Rezension

Von unbekannten und unterschätzten Entdeckern

Die Chronistin der Meere -

Die Chronistin der Meere
von Patrik Svensson

Bewertet mit 5 Sternen

Patrik Svensson wuchs in einem kleinen Dorf auf, 30km vom Meer entfernt. Er widmet seine Essaysammlung seiner Mutter (1949-2021), die regelmäßig mit ihm Bücher aus der Bücherei auslieh. Seine bescheidene, leicht zu unterschätzende Mutter hatte sich vermutlich mehr vom Leben erträumt, als mit 17 das erste Kind zu bekommen. Ohne den Zufall, dass das umfangreiche Buch über die Fische des Meeres  immer wieder verlängert werden konnte, wäre sein Leben vermutlich anders verlaufen. 

Svensson verknüpft in seinen kurzen Texten das Thema Meer mit Seefahrt, Navigation, Kartografie  und allgemein mit dem menschlichen Interesse, Unbekanntes zu entdecken. Antrieb, sich auf ein Gewässer ohne Landmarken zu wagen, war neben dem Wunsch, Armut, Hunger oder Konflikten zu entkommen, das Begehren der Schätze anderer Völker (Rohstoffe, Weihrauch, Opium, Parfüm, Gewürze). Mit drei hochinteressanten Kurzbiografien widmet Svensson sein Buch jedoch auch Menschen, die wichtige Entdeckungen machten und dennoch lange unbekannt blieben: Enrique von Malakka, Robert Dick und Rachel Carson.
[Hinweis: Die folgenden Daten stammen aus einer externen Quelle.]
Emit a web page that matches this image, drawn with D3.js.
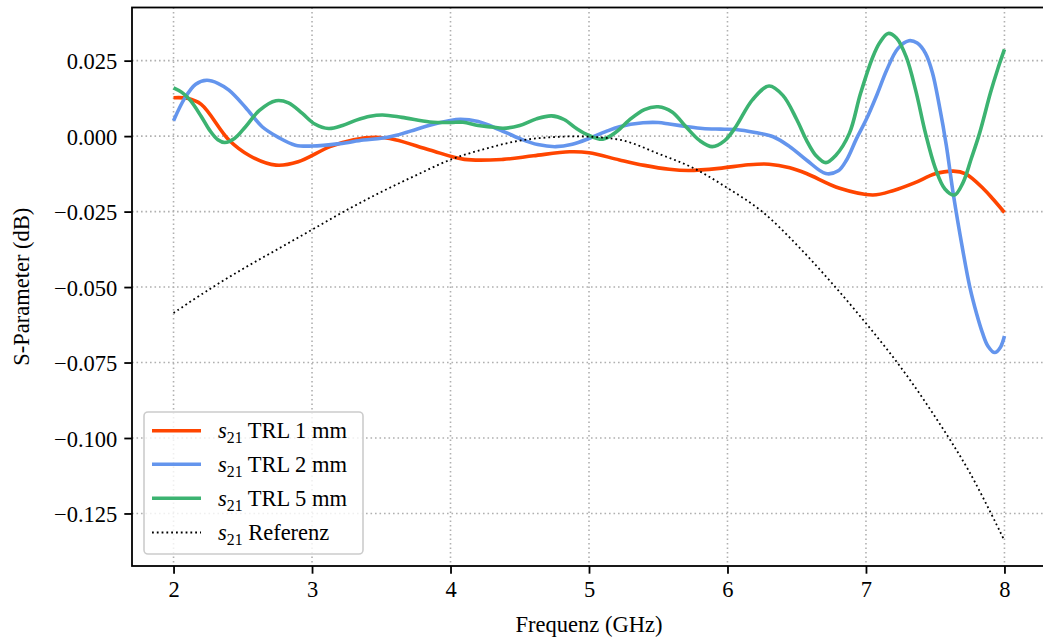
<!DOCTYPE html>
<html>
<head>
<meta charset="utf-8">
<script src="https://cdn.jsdelivr.net/npm/d3@7"></script>
<style>
  html, body { margin: 0; padding: 0; background: #fff; }
  svg { display: block; }
  text { font-family: "Liberation Serif", "Times New Roman", serif; fill: #000; }
</style>
</head>
<body>
<svg id="chart" width="1043" height="639"></svg>
<script>
// s21 TRL 1 mm
const trl1Freq = [2.0, 2.1, 2.2, 2.4, 2.55, 2.74, 2.9, 3.13, 3.3, 3.46, 3.6, 3.85, 4.1, 4.38, 4.6, 4.86, 5.0, 5.22, 5.4, 5.58, 5.72, 5.94, 6.15, 6.3, 6.45, 6.57, 6.81, 7.05, 7.2, 7.35, 7.5, 7.63, 7.72, 7.85, 7.92, 8.0];
const trl1Values = [0.0127, 0.0125, 0.0105, -0.0013, -0.0065, -0.0096, -0.0085, -0.0035, -0.0012, -0.0004, -0.0012, -0.0046, -0.0077, -0.0077, -0.0065, -0.0052, -0.0055, -0.0079, -0.0097, -0.0110, -0.0114, -0.0107, -0.0095, -0.0093, -0.0105, -0.0124, -0.0173, -0.0195, -0.0180, -0.0155, -0.0125, -0.0116, -0.0125, -0.0175, -0.0210, -0.0253];

// s21 TRL 2 mm
const trl2Freq = [2.0, 2.08, 2.16, 2.24, 2.32, 2.4, 2.52, 2.64, 2.76, 2.88, 3.0, 3.2, 3.37, 3.5, 3.61, 3.75, 3.85, 3.98, 4.07, 4.2, 4.35, 4.5, 4.63, 4.76, 4.88, 5.0, 5.12, 5.22, 5.39, 5.5, 5.58, 5.7, 5.82, 5.95, 6.06, 6.2, 6.33, 6.45, 6.57, 6.71, 6.8, 6.86, 6.93, 7.0, 7.08, 7.15, 7.23, 7.31, 7.37, 7.43, 7.48, 7.53, 7.58, 7.63, 7.7, 7.75, 7.8, 7.84, 7.88, 7.93, 7.97, 8.0];
const trl2Values = [0.0051, 0.0125, 0.0172, 0.0185, 0.0175, 0.0152, 0.0095, 0.0031, -0.0005, -0.0030, -0.0033, -0.0025, -0.0013, -0.0007, 0.0003, 0.0022, 0.0036, 0.0050, 0.0056, 0.0048, 0.0022, -0.0008, -0.0028, -0.0035, -0.0027, -0.0008, 0.0015, 0.0031, 0.0044, 0.0045, 0.0040, 0.0032, 0.0025, 0.0023, 0.0022, 0.0012, -0.0002, -0.0035, -0.0079, -0.0124, -0.0115, -0.0079, -0.0010, 0.0053, 0.0138, 0.0219, 0.0290, 0.0316, 0.0308, 0.0274, 0.0210, 0.0100, -0.0030, -0.0190, -0.0380, -0.0500, -0.0590, -0.0650, -0.0695, -0.0717, -0.0700, -0.0662];

// s21 TRL 5 mm
const trl5Freq = [2.0, 2.06, 2.12, 2.2, 2.26, 2.32, 2.37, 2.44, 2.52, 2.62, 2.74, 2.83, 2.93, 3.02, 3.12, 3.22, 3.32, 3.42, 3.51, 3.65, 3.85, 4.0, 4.09, 4.2, 4.3, 4.38, 4.5, 4.62, 4.73, 4.82, 4.91, 5.0, 5.1, 5.2, 5.29, 5.4, 5.5, 5.6, 5.7, 5.8, 5.89, 5.98, 6.06, 6.18, 6.3, 6.4, 6.5, 6.57, 6.64, 6.71, 6.78, 6.88, 6.96, 7.05, 7.1, 7.16, 7.22, 7.29, 7.36, 7.43, 7.5, 7.57, 7.64, 7.7, 7.76, 7.82, 7.9, 7.95, 8.0];
const trl5Values = [0.0160, 0.0145, 0.0119, 0.0065, 0.0020, -0.0012, -0.0021, -0.0008, 0.0031, 0.0085, 0.0117, 0.0110, 0.0075, 0.0040, 0.0025, 0.0035, 0.0053, 0.0066, 0.0070, 0.0062, 0.0047, 0.0045, 0.0046, 0.0035, 0.0030, 0.0026, 0.0035, 0.0057, 0.0067, 0.0055, 0.0025, 0.0002, -0.0010, 0.0015, 0.0053, 0.0088, 0.0097, 0.0080, 0.0031, -0.0015, -0.0035, -0.0015, 0.0031, 0.0120, 0.0166, 0.0135, 0.0055, -0.0013, -0.0065, -0.0088, -0.0065, 0.0009, 0.0140, 0.0263, 0.0310, 0.0340, 0.0325, 0.0263, 0.0150, 0.0009, -0.0105, -0.0175, -0.0195, -0.0155, -0.0075, 0.0009, 0.0145, 0.0220, 0.0287];

// s21 Referenz
const refFreq = [2.0, 2.25, 2.5, 2.75, 3.0, 3.25, 3.5, 3.75, 4.0, 4.25, 4.5, 4.75, 5.0, 5.25, 5.5, 5.75, 6.0, 6.25, 6.5, 6.75, 7.0, 7.25, 7.5, 7.75, 8.0];
const refValues = [-0.0586, -0.0510, -0.0440, -0.0375, -0.0310, -0.0245, -0.0185, -0.0130, -0.0078, -0.0042, -0.0015, -0.0003, -0.0002, -0.0015, -0.0058, -0.0105, -0.0172, -0.0250, -0.0360, -0.0485, -0.0620, -0.0765, -0.0930, -0.1115, -0.1340];

const xTicks = [2, 3, 4, 5, 6, 7, 8];
const yTicks = [-0.125, -0.100, -0.075, -0.050, -0.025, 0.000, 0.025];

const seriesNames = ["TRL 1 mm", "TRL 2 mm", "TRL 5 mm", "Referenz"];
const seriesColors = ["#ff4500", "#6495ed", "#3cb371", "#000000"];

const series = [
  { name: seriesNames[0], color: seriesColors[0], freq: trl1Freq, values: trl1Values, dotted: false },
  { name: seriesNames[1], color: seriesColors[1], freq: trl2Freq, values: trl2Values, dotted: false },
  { name: seriesNames[2], color: seriesColors[2], freq: trl5Freq, values: trl5Values, dotted: false },
  { name: seriesNames[3], color: seriesColors[3], freq: refFreq, values: refValues, dotted: true }
];

const svg = d3.select("#chart");
const plot = { left: 132, right: 1046, top: 7.5, bottom: 566 };
const fontSize = 22.5;

const x = d3.scaleLinear().domain([1.7, 8.3]).range([plot.left, plot.right]);
const y = d3.scaleLinear().domain([-0.1424, 0.0426]).range([plot.bottom, plot.top]);

svg.append("defs").append("clipPath").attr("id", "plotClip")
  .append("rect")
  .attr("x", plot.left).attr("y", plot.top)
  .attr("width", plot.right - plot.left).attr("height", plot.bottom - plot.top);

// grid
const grid = svg.append("g").attr("class", "grid");
grid.selectAll("line.gx").data(xTicks).join("line")
  .attr("x1", d => x(d)).attr("x2", d => x(d))
  .attr("y1", plot.top).attr("y2", plot.bottom)
  .attr("stroke", "#b0b0b0").attr("stroke-width", 1.6).attr("stroke-dasharray", "1.6 2.9");
grid.selectAll("line.gy").data(yTicks).join("line")
  .attr("y1", d => y(d)).attr("y2", d => y(d))
  .attr("x1", plot.left).attr("x2", plot.right)
  .attr("stroke", "#b0b0b0").attr("stroke-width", 1.6).attr("stroke-dasharray", "1.6 2.9");

// data lines
const line = d3.line()
  .x(d => x(d[0]))
  .y(d => y(d[1]))
  .curve(d3.curveCatmullRom.alpha(0.5));

const lines = svg.append("g").attr("clip-path", "url(#plotClip)");
series.forEach(s => {
  const pts = s.freq.map((f, i) => [f, s.values[i]]);
  lines.append("path")
    .datum(pts)
    .attr("d", line)
    .attr("fill", "none")
    .attr("stroke", s.color)
    .attr("stroke-width", s.dotted ? 1.8 : 3.6)
    .attr("stroke-dasharray", s.dotted ? "1.8 3" : null)
    .attr("stroke-linejoin", "round");
});

// axes
const xAxis = d3.axisBottom(x).tickValues(xTicks).tickFormat(d3.format("d"))
  .tickSizeOuter(0).tickSizeInner(7.7).tickPadding(6);
const yAxis = d3.axisLeft(y).tickValues(yTicks).tickFormat(d3.format(".3f"))
  .tickSizeOuter(0).tickSizeInner(7.7).tickPadding(7);

const gx = svg.append("g").attr("transform", `translate(0,${plot.bottom})`).call(xAxis);
const gy = svg.append("g").attr("transform", `translate(${plot.left},0)`).call(yAxis);
[gx, gy].forEach(g => {
  g.select(".domain").remove();
  g.selectAll(".tick line").attr("stroke", "#000").attr("stroke-width", 1.8);
  g.selectAll(".tick text")
    .style("font-family", '"Liberation Serif", "Times New Roman", serif')
    .style("font-size", fontSize + "px")
    .attr("fill", "#000");
});
gx.selectAll(".tick text").attr("dy", "0.76em");
gy.selectAll(".tick text").attr("dy", "0.36em");

// frame
svg.append("rect")
  .attr("x", plot.left).attr("y", plot.top)
  .attr("width", plot.right - plot.left).attr("height", plot.bottom - plot.top)
  .attr("fill", "none").attr("stroke", "#000").attr("stroke-width", 1.8);

// axis titles
svg.append("text")
  .attr("x", 589)
  .attr("y", 632)
  .attr("text-anchor", "middle")
  .style("font-size", fontSize + "px")
  .text("Frequenz (GHz)");
svg.append("text")
  .attr("transform", `translate(29,${(plot.top + plot.bottom) / 2}) rotate(-90)`)
  .attr("text-anchor", "middle")
  .style("font-size", fontSize + "px")
  .text("S-Parameter (dB)");

// legend
const legend = svg.append("g");
legend.append("rect")
  .attr("x", 144).attr("y", 412)
  .attr("width", 219).attr("height", 142)
  .attr("rx", 4).attr("ry", 4)
  .attr("fill", "#fff").attr("fill-opacity", 0.8)
  .attr("stroke", "#cccccc").attr("stroke-width", 1.6);

const rowY = [430.7, 464.3, 498.3, 532.5];
series.forEach((s, i) => {
  const ly = rowY[i];
  legend.append("line")
    .attr("x1", 152).attr("x2", 201)
    .attr("y1", ly).attr("y2", ly)
    .attr("stroke", s.color)
    .attr("stroke-width", s.dotted ? 1.8 : 3.6)
    .attr("stroke-dasharray", s.dotted ? "1.8 3" : null);
  const t = legend.append("text")
    .attr("x", 218).attr("y", ly + 7.5)
    .style("font-size", fontSize + "px");
  t.append("tspan").style("font-style", "italic").text("s");
  t.append("tspan").attr("dy", 5).style("font-size", (fontSize * 0.7) + "px").text("21");
  t.append("tspan").attr("dy", -5).text(" " + s.name);
});
</script>
</body>
</html>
Am Beispiel von Magellans Sklaven Enrique von Malakka zeigt Svensson, dass  die Leistung der wahren Entdecker oft nicht gefeiert wurde, sondern sich andere den Ruhm anheften ließen. Magellans persönliche Trumpfkarte  Enrique kann stellvertretend stehen für die Logistiker, Unterhändler und Dolmetscher, ohne die internationaler Handel nicht möglich gewesen wäre. Den Entdeckern folgten Missionare und Kaufleute, aber auch Walfänger, denen der Autor ein eigenes Kapitel widmet. Bevor die Meere erforscht werden konnten, wurden sie bereits ausgebeutet. Zunächst mit Harpune und Leine, später im Tiefseebergbau.

Den Bäcker Robert Dick aus Thurso machte als Hobby-Geologe seine unstillbare Neugier glücklich. Er wünschte sich nichts anderes, als einmal mit einem Experten auf Augenhöhe zu sprechen. So ebnete er Hugh Miller mit seinem Fund eines Panzerhais den Weg zur Karriere und blieb selbst nahezu unbekannt. Rachel Carson, Vorreiterin ökologischen Denkens,  wuchs zu einer Zeit auf, als ein Studium für Frauen unpassend gehalten wurde, erst recht, wenn es sich um Naturwissenschaften handelte. Ihre wissenschaftliche Arbeit musste hinter der Versorgung ihrer verwaisten Nichten zurückstehen. Carson war vermutlich eine der ersten Frauen, die realisierte, dass ein wissenschaftlicher Text anders bewertet wird, wenn Kollegen und Rezensenten nicht ahnen, dass er von einer Frau stammt.

Patrik Svensson schreibt über den Menschen als Raubtier und verfasst die längst überfällige Geschichte der Entdeckungen mit Focus auf Personen, die unbekannt bleiben wollten oder mussten. Seine Texte sind episodenhaft erzählt und leicht lesbar. Dass seine Mutter in ihm die Liebe zum Meer weckte, der die See lebenslang bedrohlich erschien, bleibt eine unvergessliche Anekdote aus der Sachbuchwerkstatt.